Dopo sei anni torna in libreria Blanca Occhiuzzi, detective ipovedente esperta di decodifica e di intercettazioni. La sua nuova avventura è La danza dei veleni (e/o, pagine 224, euro 16,50), la quarta dopo Rosso Caldo, Blanca e Tre, numero imperfetto. Stavolta si deve occupare di traffico di animali illegali provenienti dall’estero e di un serial killer che per uccidere le sue vittime usa il phoneutria, un raro esemplare di ragno velenoso di quindici centimetri.
L’inventrice di Blanca, la scrittrice napoletana Patrizia Rinaldi, laureata in Filosofia, è una tipa poco presenzialista che ha tenuto per undici anni corsi di scrittura creativa al carcere di Nisida. In questi giorni ha firmato con una casa di produzione romana per una serie tv con protagonista la sua Blanca.
Rinaldi, quando vedremo sugli schermi la detective?
«Un annetto, più o meno. Dopo la firma adesso viene il difficile, la scelta degli attori e dei luoghi, la sceneggiatura».
Difficile decidere il volto giusto per Blanca, idee?
«Non glielo dico. Però deve essere un’attrice capace di trasmettere la selvaticità della mia eroina. Lei ha un carattere all’opposto di quello domestico di molte donne di fiction. Non è docile, è poco ragionevole. È una donna che ha voluto fare del danno una risorsa. La vita le ha insegnato a essere tutt’altro che conciliante».
Poi deve sapersi muovere come una non vedente.
«Sì ma deve farlo come se non fosse un impaccio. Il mio personaggio vuole smantellare i cliché sulla disabilità. Anche se non vede, Blanca ha tutti gli altri sensi accentuati, e poi fa l’amore, si arrabbia, tiene testa a tutti. La sua fragilità è solo apparente».
In questo nuovo libro le regalano un cane.

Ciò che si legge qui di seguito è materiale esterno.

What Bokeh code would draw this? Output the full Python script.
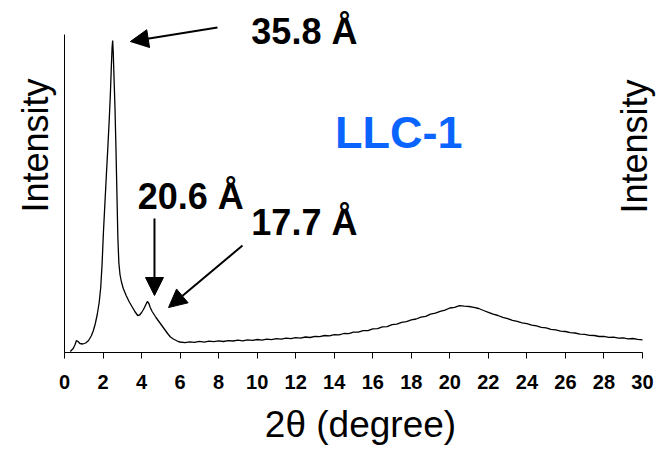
from bokeh.plotting import figure
from bokeh.models import Range1d, FixedTicker, Label, Arrow, NormalHead, ColumnDataSource, Title
from bokeh.embed import file_html
from bokeh.resources import INLINE
import math

# ---- data ----
two_theta = [
    0.3, 0.45, 0.55, 0.62, 0.7, 0.8, 0.95, 1.1, 1.25, 1.4, 1.5, 1.6, 1.7, 1.8, 1.88, 1.95,
    2.02, 2.1, 2.18, 2.25, 2.32, 2.38, 2.43, 2.47, 2.5, 2.53, 2.57, 2.62, 2.67, 2.72, 2.77,
    2.82, 2.88, 2.95, 3.05, 3.2, 3.35, 3.5, 3.65, 3.8, 3.9, 4.0, 4.1, 4.2, 4.3, 4.38, 4.45,
    4.55, 4.65, 4.75, 4.9, 5.05, 5.2, 5.35, 5.5, 5.65, 5.8, 5.9,
    6.0, 6.25, 6.5, 6.75, 7.0, 7.25, 7.5, 7.75, 8.0, 8.25, 8.5, 8.75, 9.0, 9.25, 9.5, 9.75,
    10.0, 10.25, 10.5, 10.75, 11.0, 11.25, 11.5, 11.75, 12.0, 12.25, 12.5, 12.75, 13.0, 13.25,
    13.5, 13.75, 14.0, 14.25, 14.5, 14.75, 15.0, 15.25, 15.5, 15.75, 16.0, 16.25, 16.5, 16.75,
    17.0, 17.25, 17.5, 17.75, 18.0, 18.25, 18.5, 18.75, 19.0, 19.25, 19.5, 19.75, 20.0, 20.25,
    20.5, 20.75, 21.0, 21.25, 21.5, 21.75, 22.0, 22.25, 22.5, 22.75, 23.0, 23.25, 23.5, 23.75,
    24.0, 24.25, 24.5, 24.75, 25.0, 25.25, 25.5, 25.75, 26.0, 26.25, 26.5, 26.75, 27.0, 27.25,
    27.5, 27.75, 28.0, 28.25, 28.5, 28.75, 29.0, 29.25, 29.5, 29.75, 30.0,
]
intensity = [
    1, 4, 8, 12, 11, 9, 8.5, 9.5, 12, 17, 22, 29, 38, 50, 65, 88,
    120, 150, 180, 205, 232, 258, 285, 305, 312, 300, 275, 245, 205, 160, 115,
    90, 78, 71, 64, 57, 51, 46, 41, 37, 37.5, 40, 43, 47, 51, 49, 45,
    41, 38, 35, 31, 27, 23, 19, 15.5, 13.5, 12, 11,
    10.5, 9.8, 10.6, 10.2, 11.1, 10.4, 11.3, 10.9, 11.6, 11.0, 11.9, 11.5, 12.3, 11.7, 12.6, 12.1,
    13.0, 12.4, 13.4, 12.9, 13.8, 13.3, 14.3, 13.8, 14.9, 14.4, 15.5, 15.0, 16.2, 15.8,
    17.0, 16.6, 17.9, 17.6, 19.0, 18.8, 20.4, 20.3, 21.9, 21.9, 23.7, 23.8, 25.6, 25.9,
    27.8, 28.3, 30.1, 30.9, 32.6, 33.5, 35.3, 36.2, 38.4, 39.3, 41.2, 42.4, 44.5, 45.2,
    46.8, 46.3, 46.0, 45.1, 44.0, 42.0, 40.2, 38.3, 37.0, 35.1, 33.9, 32.2, 31.1, 29.6,
    28.9, 27.3, 26.6, 25.1, 24.6, 23.2, 22.7, 21.4, 21.0, 19.8, 19.5, 18.4, 18.2, 17.1,
    17.0, 16.0, 16.1, 15.2, 15.3, 14.4, 14.6, 13.7, 14.0, 13.2, 12.6,
]
x_ticks = [0, 2, 4, 6, 8, 10, 12, 14, 16, 18, 20, 22, 24, 26, 28, 30]
peak_labels = ["35.8 Å", "20.6 Å", "17.7 Å"]
sample_name = "LLC-1"
x_title = "2θ (degree)"
y_title = "Intensity"

FONT = "Liberation Sans, Arial, sans-serif"

# frame: x from 0 (px 64) to 30 (px 642), extended to the right edge; y up to canvas top
p = figure(width=656, height=450, output_backend="svg", toolbar_location=None,
           x_range=Range1d(0, 30.727), y_range=Range1d(0, 352))
p.min_border_left = 64
p.min_border_right = 0
p.min_border_top = 0
p.min_border_bottom = 98
p.outline_line_color = None
p.background_fill_color = "white"
p.border_fill_color = "white"
p.grid.visible = False

src = ColumnDataSource(dict(x=two_theta, y=intensity))
p.line("x", "y", source=src, line_color="black", line_width=1.3)

# x axis
xa = p.xaxis[0]
xa.bounds = (0, 30)
xa.ticker = FixedTicker(ticks=x_ticks)
xa.minor_tick_line_color = None
xa.major_tick_in = 0
xa.major_tick_out = 6
xa.major_tick_line_color = "black"
xa.axis_line_color = "black"
xa.major_label_text_font = FONT
xa.major_label_text_font_style = "bold"
xa.major_label_text_font_size = "20px"
xa.major_label_text_color = "black"
xa.major_label_standoff = 16
xa.axis_label = x_title
xa.axis_label_text_font = FONT
xa.axis_label_text_font_style = "normal"
xa.axis_label_text_font_size = "37px"
xa.axis_label_text_color = "black"
xa.axis_label_standoff = 12

# y axis (line only)
ya = p.yaxis[0]
ya.bounds = (0, 318)
ya.ticker = FixedTicker(ticks=[])
ya.minor_tick_line_color = None
ya.major_tick_line_color = None
ya.major_label_text_font_size = "0px"
ya.axis_line_color = "black"

# left "Intensity"
p.add_layout(Title(text=y_title, align="left", offset=140, standoff=18,
                   text_font=FONT, text_font_size="36px", text_font_style="normal",
                   text_color="black"), "left")

# right-hand "Intensity"
p.add_layout(Label(x=29.6, y=206, text=y_title, angle=math.pi / 2,
                   text_align="center", text_baseline="middle",
                   text_font=FONT, text_font_size="36px", text_color="black"))

# sample name
p.add_layout(Label(x=17.35, y=220, text=sample_name, text_align="center",
                   text_baseline="middle", text_font=FONT, text_font_size="45px",
                   text_font_style="bold", text_color="#0a64ff"))

# peak labels
for (lx, ly), t in zip([(12.45, 321), (6.55, 156), (12.45, 130)], peak_labels):
    p.add_layout(Label(x=lx, y=ly, text=t, text_align="center", text_baseline="middle",
                       text_font=FONT, text_font_size="36px", text_font_style="bold",
                       text_color="black"))

# arrows
for (x0, y0, x1, y1) in [(7.94, 325, 3.42, 311), (4.67, 134, 4.67, 57), (9.24, 107, 5.40, 45)]:
    p.add_layout(Arrow(x_start=x0, y_start=y0, x_end=x1, y_end=y1, line_width=2,
                       line_color="black",
                       end=NormalHead(size=18, fill_color="black", line_color="black")))

open("out.html", "w").write(file_html(p, INLINE))
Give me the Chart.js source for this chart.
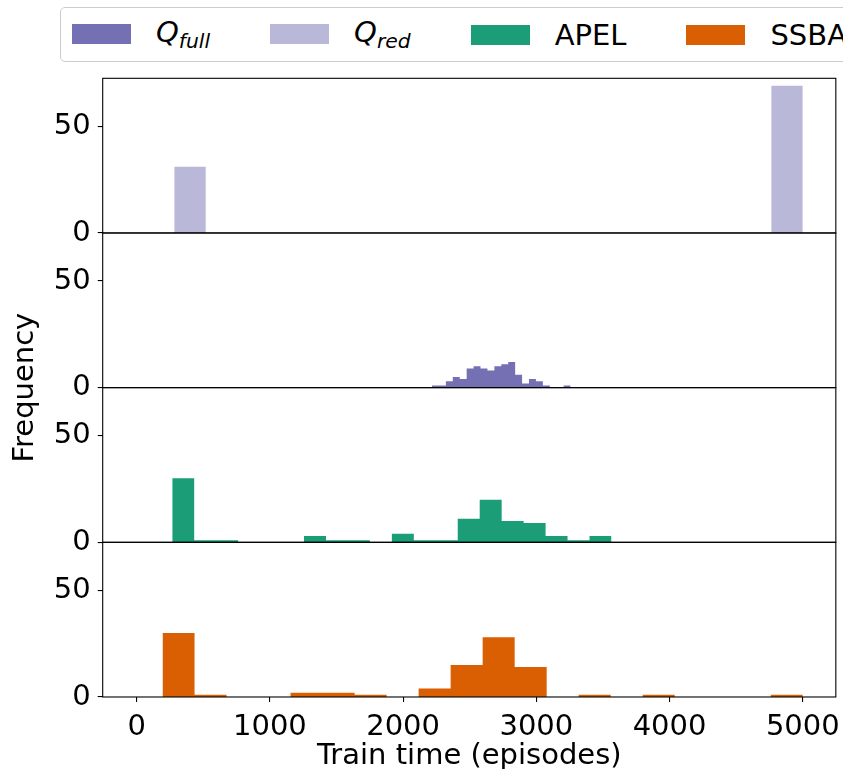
<!DOCTYPE html>
<html>
<head>
<meta charset="utf-8">
<script src="https://cdn.jsdelivr.net/npm/chart.js@4/dist/chart.umd.min.js"></script>
<style>
  html, body { margin: 0; padding: 0; background: #fff; overflow: hidden; }
  #wrap { position: relative; width: 843px; height: 769px; overflow: hidden; }
  #legend {
    position: absolute; left: 60px; top: 7px; height: 55px; width: 840px;
    border: 1.4px solid #cccccc; border-radius: 5px; background: #fff;
    display: flex; align-items: center; padding-left: 11px; box-sizing: border-box;
    font-family: "DejaVu Sans"; font-size: 29px; color: #000; white-space: nowrap;
  }
  .item { display: flex; align-items: center; margin-right: 60px; }
  .sw { width: 59px; height: 20px; margin-right: 25px; }
  .item sub { font-size: 0.7em; vertical-align: -0.3em; font-style: italic; }
</style>
</head>
<body>
<div id="wrap">
  <canvas id="histChart" width="843" height="769"></canvas>
  <div id="legend"></div>
</div>
<script>
    // legend order and colours
    var seriesNames = ['Q_full', 'Q_red', 'APEL', 'SSBA'];
    var seriesColors = ['#7570b3', '#bab8d9', '#1b9e77', '#d95f02'];

    // 20-bin histograms, counts; range = [first edge, last edge]
    var qRedRange = [282, 5000];
    var qRedCounts = [31, 0, 0, 0, 0, 0, 0, 0, 0, 0, 0, 0, 0, 0, 0, 0, 0, 0, 0, 69];
    var qFullRange = [2217, 3257];
    var qFullCounts = [1, 1, 3, 5, 4, 9, 10, 9, 8, 10, 11, 12, 6, 2, 4, 3, 1, 0, 0, 1];
    var apelRange = [267, 3564];
    var apelCounts = [30, 1, 1, 0, 0, 0, 3, 1, 1, 0, 4, 1, 1, 11, 20, 10, 9, 3, 1, 3];
    var ssbaRange = [194, 5000];
    var ssbaCounts = [30, 1, 0, 0, 2, 2, 1, 0, 4, 15, 28, 14, 0, 1, 0, 1, 0, 0, 0, 1];

    var xTicks = [0, 1000, 2000, 3000, 4000, 5000];
    var yTicks = [0, 50];
    var xLimits = [-255, 5248];
    var yMax = 72.5;

    // bin edges -> stepped points (last edge closes the bar down to 0)
    function histPoints(range, counts) {
        var w = (range[1] - range[0]) / counts.length;
        var pts = counts.map(function (c, i) { return { x: range[0] + i * w, y: c }; });
        pts.push({ x: range[1], y: 0 });
        return pts;
    }

    function histSet(label, range, counts, color, axis) {
        return {
            label: label,
            data: histPoints(range, counts),
            yAxisID: axis,
            stepped: true,
            fill: 'origin',
            backgroundColor: color,
            borderColor: 'rgba(0,0,0,0)',
            borderWidth: 0,
            pointRadius: 0,
            tension: 0
        };
    }

    var tickFont = { family: 'DejaVu Sans', size: 29 };

    function panelAxis() {
        return {
            type: 'linear',
            position: 'left',
            stack: 'hist',
            stackWeight: 1,
            min: 0,
            max: yMax,
            afterBuildTicks: function (s) { s.ticks = yTicks.map(function (v) { return { value: v }; }); },
            ticks: { font: tickFont, color: '#000', padding: 7, callback: function (v) { return String(v); } },
            grid: { display: true, drawOnChartArea: false, drawTicks: true, tickLength: 5, color: '#000', lineWidth: 1.1 },
            border: { display: false }
        };
    }

    var panelIds = ['yD', 'yC', 'yB', 'yA'];

    var framePlugin = {
        id: 'frame',
        afterDraw: function (chart) {
            var ctx = chart.ctx, area = chart.chartArea;
            ctx.save();
            ctx.strokeStyle = '#000';
            ctx.lineWidth = 1.1;
            panelIds.forEach(function (id) {
                var s = chart.scales[id];
                ctx.strokeRect(area.left, s.top, area.right - area.left, s.bottom - s.top);
            });
            ctx.restore();
        }
    };

    var ctx = document.getElementById('histChart').getContext('2d');
    var myChart = new Chart(ctx, {
        type: 'line',
        data: {
            datasets: [
                histSet(seriesNames[1], qRedRange, qRedCounts, seriesColors[1], 'yA'),
                histSet(seriesNames[0], qFullRange, qFullCounts, seriesColors[0], 'yB'),
                histSet(seriesNames[2], apelRange, apelCounts, seriesColors[2], 'yC'),
                histSet(seriesNames[3], ssbaRange, ssbaCounts, seriesColors[3], 'yD')
            ]
        },
        options: {
            responsive: false,
            animation: false,
            devicePixelRatio: 1,
            layout: { padding: { top: 78.3, right: 7, bottom: 0.3, left: 0 } },
            plugins: { legend: { display: false }, tooltip: { enabled: false } },
            scales: {
                x: {
                    type: 'linear',
                    min: xLimits[0],
                    max: xLimits[1],
                    afterBuildTicks: function (s) { s.ticks = xTicks.map(function (v) { return { value: v }; }); },
                    ticks: { font: { family: 'DejaVu Sans', size: 29, lineHeight: 1.566 }, color: '#000', padding: 3,
                             maxRotation: 0, callback: function (v) { return String(v); } },
                    grid: { display: true, drawOnChartArea: false, drawTicks: true, tickLength: 5, color: '#000', lineWidth: 1.1 },
                    border: { display: false },
                    title: { display: true, text: 'Train time (episodes)', color: '#000',
                             font: { family: 'DejaVu Sans', size: 29, lineHeight: 0.193 }, padding: { top: 0, bottom: 9.7 } }
                },
                yD: panelAxis(),
                yC: panelAxis(),
                yB: panelAxis(),
                yA: panelAxis(),
                yLabel: {
                    type: 'linear',
                    position: 'left',
                    min: 0,
                    max: 1,
                    ticks: { display: false },
                    grid: { display: false, drawTicks: false },
                    border: { display: false },
                    title: { display: true, text: 'Frequency', color: '#000',
                             font: { family: 'DejaVu Sans', size: 29 }, padding: { top: 8.1, bottom: 3.9 } }
                }
            }
        },
        plugins: [framePlugin]
    });

    // html legend, built from the same names and colours
    var legend = document.getElementById('legend');
    seriesNames.forEach(function (name, i) {
        var item = document.createElement('div');
        item.className = 'item';
        var sw = document.createElement('span');
        sw.className = 'sw';
        sw.style.background = seriesColors[i];
        item.appendChild(sw);
        var txt = document.createElement('span');
        var parts = name.split('_');
        if (parts.length > 1) {
            txt.innerHTML = '<i>' + parts[0] + '</i><sub>' + parts[1] + '</sub>';
        } else {
            txt.textContent = name;
        }
        item.appendChild(txt);
        legend.appendChild(item);
    });
</script>
</body>
</html>
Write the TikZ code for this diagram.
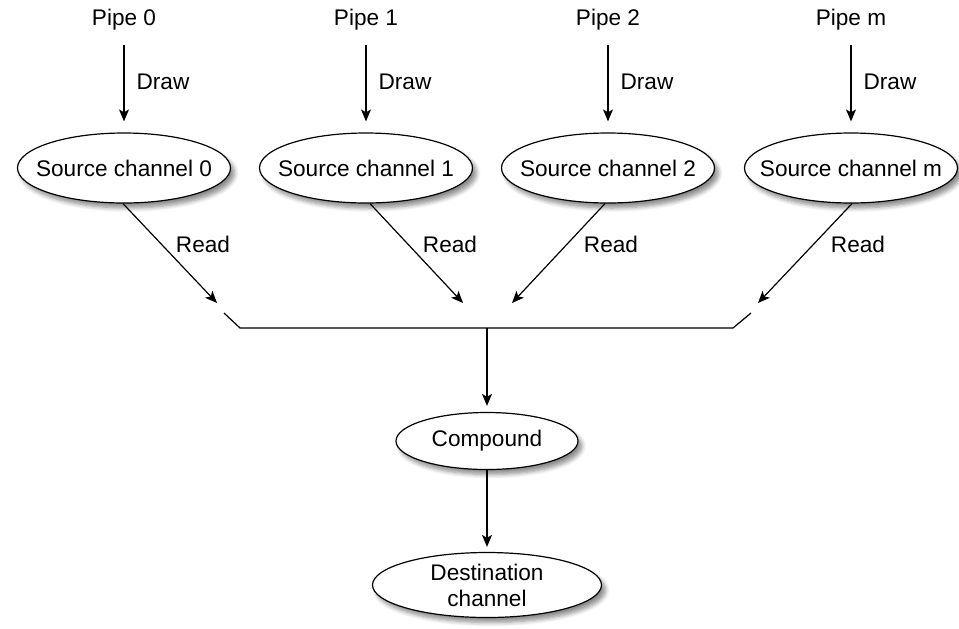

«Si chiama Guaio, dovrebbe aiutarla ma per lei è da intralcio, non ha bisogno di nessun aiuto. È un animale morente e le fa tornare in mente ricordi tragici, quando ha perso la sorella, i tradimenti sofferti. Per curarlo va da un veterinario e da lì prende spunto l’indagine sul traffico di animali. Insieme a lei ci sono i soliti colleghi, il commissario Martusciello, l’agente scelto Carità, i suoi due amore Liguori e Micheli».
Romanzo animalista?
«Raccolta di esistenze scartate, umane e animali. Di mezzo c’è una forma di criminalità organizzata che fa poco notizia ma ha giri d’affari molto proficui. A governare c’è un boss improbabile, che vive in serraglio e dedica la sua esistenza al traffico di animali rari».
Blanca indagherà su di lui e sul killer del ragno.
«C’è una terza indagine, quella che lei compie su sé stessa. Mi sono laureata con una tesi sul non razionale, i miei libri non possono non risentirne, questo soprattutto. Blanca riflette sul senso - non senso dell’esistenza, del dolore, della verità. Ma non voglio spaventare i miei lettori, cerco di intrattenere, sono discepola di Fruttero e Lucentini. Anche quando sono seria mantengo uno sguardo leggero».
C’è più Napoli, rispetto a prima, in questo romanzo, ma fa da sfondo.
«Vivo a Pozzuoli, che amo perché sono legata alla sua vecchia anima operaia. E poi c’è Napoli, stavolta la vicenda interessa non solo i Campi Flegrei, dove c’è il commissariato, ma anche piazza Dante, il centro storico, il Vomero. Non mi piacciono le tinte definite per raccontare Napoli. Oggi o è il set della camorra o quello della città da cartolina. La mia Napoli è una città metropolitana normale, dalla qualche cerco di mantenere un distacco neutro. A volte quando racconto la storia posso anche dimenticarla».
Che cosa ha imparato dall'esperienza con i ragazzi di Nisida?
«Dai detenuti ho imparato tutto. Hanno avuto su di me un impatto emotivo talmente profondo da cambiare la mia visione della vita. Ho capito che variabili imprevedibili irrompono continuamente nella realtà, che le definizioni sociali sono un dogma contro cui lottare».